Prometheus support¶

Mgmt comes with a built-in prometheus support. It is disabled by default, and can be enabled with the --prometheus command line switch.

By default, the prometheus instance will listen on 127.0.0.1:9233. You can change this setting by using the --prometheus-listen cli option:

To have mgmt prometheus bind interface on 0.0.0.0:45001, use: ./mgmt r --prometheus --prometheus-listen :45001

Metrics¶

Mgmt exposes three kinds of resources: go metrics, etcd metrics and mgmt metrics.

go metrics¶

We use the prometheus go_collector to expose go metrics. Those metrics are mainly useful for debugging and perf testing.

etcd metrics¶

mgmt exposes etcd metrics.
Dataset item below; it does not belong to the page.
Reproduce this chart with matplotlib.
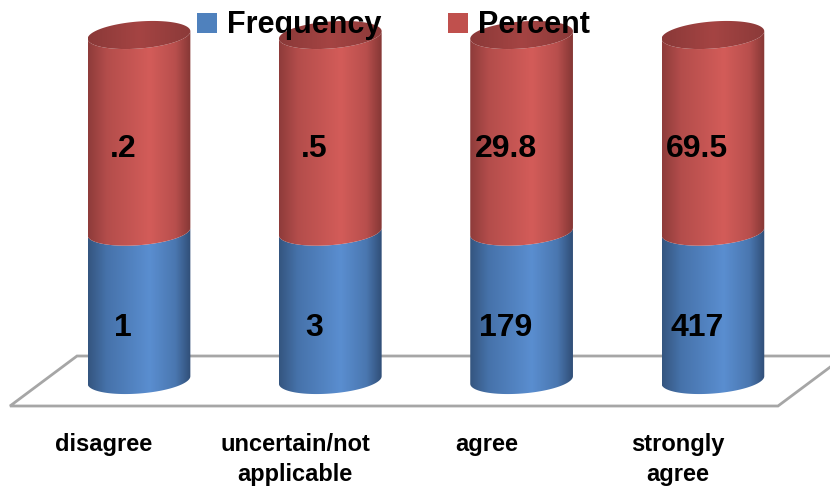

Read more in the upstream documentation

mgmt metrics¶

Here is a list of the metrics we provide:

mgmt_resources_total: The number of resources that mgmt is managing
mgmt_checkapply_total: The number of CheckApply’s that mgmt has run
mgmt_failures_total: The number of resources that have failed
mgmt_failures: The number of resources that have failed
mgmt_graph_start_time_seconds: Start time of the current graph since unix epoch in seconds

For each metric, you will get some extra labels:

kind: The kind of mgmt resource

For mgmt_checkapply_total, those extra labels are set:

eventful: “true” or “false”, if the CheckApply triggered some changes
errorful: “true” or “false”, if the CheckApply reported an error
apply: “true” or “false”, if the CheckApply ran in apply or noop mode

Alerting¶

You can use prometheus to alert you upon changes or failures. We do not provide such templates yet, but we plan to provide some examples in this repository. Patches welcome!

Grafana¶

We do not have grafana dashboards yet. Patches welcome!